The 3-year rule comes into effect on 1 March 2021. Notably, all complete applications for financial emigration received by the South African Reserve Bank (SARB) on or before 28 February 2021 will be finalised through the existing process, provided they are approved by SARB and the approval occurs on or before 28 February 2022. This leniency granted by National Treasury goes some way towards ensuring that those who are in the middle of the process of emigrating will still be able to access their retirement funds.​

This leniency is most welcomed as many potential emigrants still face delays with obtaining appropriate permits and visas due to protracted travel bans in countries of emigration. International flights are still not readily available and those that are available are very expensive.

Who will be impacted by these amendments?

The 3-year rule will affect (i) all those who have investments in retirement annuity funds whether pre-retirement or not; and (ii) pre-retirement individuals who have used their one election to withdraw partially from their preservation funds before retirement.

Individuals who have annuitized their preservation funds after 55 are not affected and they remain unable to withdraw the remaining capital regardless whether they have completed the financial emigration process.

Individuals who terminate their employment and cease to be members of their employers' pension or provident funds will not be affected. They will be able to withdraw all amounts from these pension or provident funds on termination of employment (although this is not recommended) and such withdrawal benefits will be subject to employees' tax.

What should individuals in the process of emigrating do?

Individuals should submit their MP336(b) application forms and supporting documents (including tax clearance certificates) to their authorised dealers as soon as possible. Most importantly, they should regularly follow up with the authorised dealers after submission to ensure that there are no issues with their applications.

If the individuals have temporary visas or a history of travel to the country of emigration, the authorised dealers would usually accept their applications even if they are still in South Africa when the applications are submitted.

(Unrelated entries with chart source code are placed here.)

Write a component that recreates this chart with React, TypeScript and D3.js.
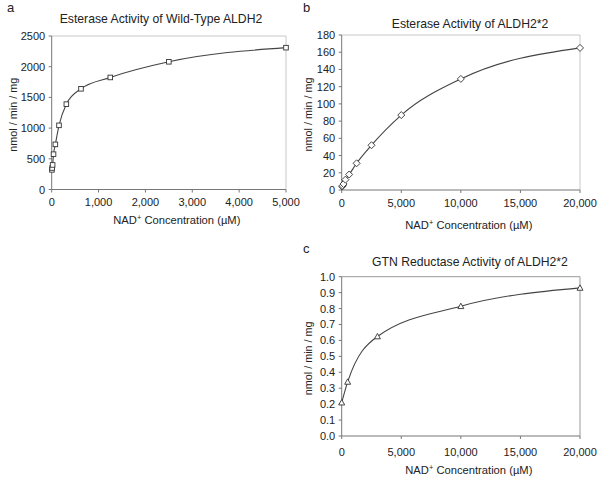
import React from "react";
import * as d3 from "d3";

// Panel a: Esterase activity of wild-type ALDH2
const aX = [5, 10, 19.5, 39, 78, 156, 312.5, 625, 1250, 2500, 5000];
const aY = [320, 350, 400, 575, 735, 1045, 1390, 1640, 1825, 2080, 2310];
// Panel b: Esterase activity of ALDH2*2
const bX = [39, 78, 156, 312, 625, 1250, 2500, 5000, 10000, 20000];
const bY = [4, 5, 7, 12, 18, 31, 52, 87, 129, 165];
// Panel c: GTN reductase activity of ALDH2*2
const cX = [0, 500, 3000, 10000, 20000];
const cY = [0.21, 0.34, 0.625, 0.815, 0.93];

const aXTicks = [0, 1000, 2000, 3000, 4000, 5000];
const aYTicks = [0, 500, 1000, 1500, 2000, 2500];
const bXTicks = [0, 5000, 10000, 15000, 20000];
const bYTicks = [0, 20, 40, 60, 80, 100, 120, 140, 160, 180];
const cXTicks = [0, 5000, 10000, 15000, 20000];
const cYTicks = [0, 0.1, 0.2, 0.3, 0.4, 0.5, 0.6, 0.7, 0.8, 0.9, 1.0];

const FONT = "'Liberation Sans', Arial, sans-serif";

type PanelProps = {
  letter: string;
  letterX: number;
  letterY: number;
  title: string;
  titleX: number;
  titleY: number;
  xs: number[];
  ys: number[];
  xTicks: number[];
  yTicks: number[];
  xMax: number;
  yMax: number;
  left: number;
  right: number;
  top: number;
  bottom: number;
  tickOff: number;
  xLabelY: number;
  yLabelX: number;
  yFmt: (v: number) => string;
  marker: "square" | "diamond" | "triangle";
  borderColor: string;
};

function Marker({ kind, x, y }: { kind: string; x: number; y: number }) {
  const common = { fill: "#fff", stroke: "#333", strokeWidth: 0.9 };
  if (kind === "square") {
    return <rect x={x - 2.3} y={y - 2.3} width={4.6} height={4.6} {...common} />;
  }
  if (kind === "diamond") {
    const s = 3.5;
    return <path d={`M${x},${y - s}L${x + s},${y}L${x},${y + s}L${x - s},${y}Z`} {...common} />;
  }
  const s = 3;
  return <path d={`M${x},${y - s}L${x + s},${y + s * 0.8}L${x - s},${y + s * 0.8}Z`} {...common} />;
}

function Panel(p: PanelProps) {
  const x = d3.scaleLinear().domain([0, p.xMax]).range([p.left, p.right]);
  const y = d3.scaleLinear().domain([0, p.yMax]).range([p.bottom, p.top]);
  const pts: [number, number][] = p.xs.map((v, i) => [x(v), y(p.ys[i])]);
  const line = d3.line().curve(d3.curveMonotoneX)(pts) || "";
  const xFmt = d3.format(",");
  const cx = (p.left + p.right) / 2;
  return (
    <g fontFamily={FONT} fill="#222">
      <text x={p.letterX} y={p.letterY} fontSize={13}>{p.letter}</text>
      <text x={p.titleX} y={p.titleY} fontSize={12.2} textAnchor="middle">{p.title}</text>
      <path
        d={`M${p.left},${p.top}H${p.right}V${p.bottom}`}
        fill="none"
        stroke={p.borderColor}
        strokeWidth={1}
      />
      <line x1={p.left} x2={p.left} y1={p.top} y2={p.bottom} stroke="#777" strokeWidth={1} />
      <line x1={p.left} x2={p.right} y1={p.bottom} y2={p.bottom} stroke="#777" strokeWidth={1} />
      {p.yTicks.map((t) => (
        <g key={"y" + t}>
          <line x1={p.left - 3} x2={p.left} y1={y(t)} y2={y(t)} stroke="#777" />
          <text x={p.left - 6.5} y={y(t) + 4} fontSize={11} textAnchor="end">{p.yFmt(t)}</text>
        </g>
      ))}
      {p.xTicks.map((t) => (
        <g key={"x" + t}>
          <line x1={x(t)} x2={x(t)} y1={p.bottom} y2={p.bottom + 3} stroke="#777" />
          <text x={x(t)} y={p.bottom + p.tickOff} fontSize={11} textAnchor="middle">{xFmt(t)}</text>
        </g>
      ))}
      <text x={cx + 8} y={p.xLabelY} fontSize={11.2} textAnchor="middle">
        NAD<tspan fontSize={7.5} dy={-4}>+</tspan><tspan dy={4}> Concentration (µM)</tspan>
      </text>
      <text
        transform={`translate(${p.yLabelX},${(p.top + p.bottom) / 2 + 2}) rotate(-90)`}
        fontSize={10.8}
        textAnchor="middle"
      >
        nmol / min / mg
      </text>
      <path d={line} fill="none" stroke="#444" strokeWidth={1.1} />
      {pts.map(([px, py], i) => (
        <Marker key={i} kind={p.marker} x={px} y={py} />
      ))}
    </g>
  );
}

export default function App() {
  return (
    <svg
      width={600}
      height={480}
      style={{ position: "absolute", left: 0, top: 0, background: "#fff" }}
    >
      <rect width={600} height={480} fill="#fff" />
      <Panel
        letter="a"
        letterX={7}
        letterY={12}
        title="Esterase Activity of Wild-Type ALDH2"
        titleX={161}
        titleY={22.5}
        xs={aX}
        ys={aY}
        xTicks={aXTicks}
        yTicks={aYTicks}
        xMax={5000}
        yMax={2500}
        left={51.7}
        right={286}
        top={36}
        bottom={189.5}
        tickOff={16}
        xLabelY={223.5}
        yLabelX={16.5}
        yFmt={(v) => String(v)}
        marker="square"
        borderColor="#c8c8c8"
      />
      <Panel
        letter="b"
        letterX={303}
        letterY={12}
        title="Esterase Activity of ALDH2*2"
        titleX={470}
        titleY={27.5}
        xs={bX}
        ys={bY}
        xTicks={bXTicks}
        yTicks={bYTicks}
        xMax={20000}
        yMax={180}
        left={341.7}
        right={580}
        top={35}
        bottom={190}
        tickOff={17}
        xLabelY={228.5}
        yLabelX={312}
        yFmt={(v) => String(v)}
        marker="diamond"
        borderColor="#c8c8c8"
      />
      <Panel
        letter="c"
        letterX={303}
        letterY={252.5}
        title="GTN Reductase Activity of ALDH2*2"
        titleX={470}
        titleY={265.5}
        xs={cX}
        ys={cY}
        xTicks={cXTicks}
        yTicks={cYTicks}
        xMax={20000}
        yMax={1.0}
        left={341.7}
        right={580}
        top={276.7}
        bottom={436}
        tickOff={19.5}
        xLabelY={473.5}
        yLabelX={312}
        yFmt={d3.format(".1f")}
        marker="triangle"
        borderColor="#999"
      />
    </svg>
  );
}
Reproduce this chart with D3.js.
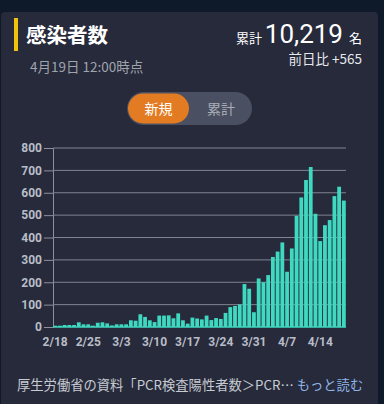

Individuals should also ensure that they file exit ITR12 tax returns for the year of assessment when they cease to be tax residents. This could be, for example, if they cease to be tax residents in the 2021 year of assessment. The 2021 tax return will be due by around middle of November 2021 for non-provisional taxpayers, or end of January 2022 for provisional taxpayers. Individuals should also ensure that they update their contact details and bank accounts on eFiling once they have relocated. They should also obtain proof of tax resident status in the country of emigration as soon as possible.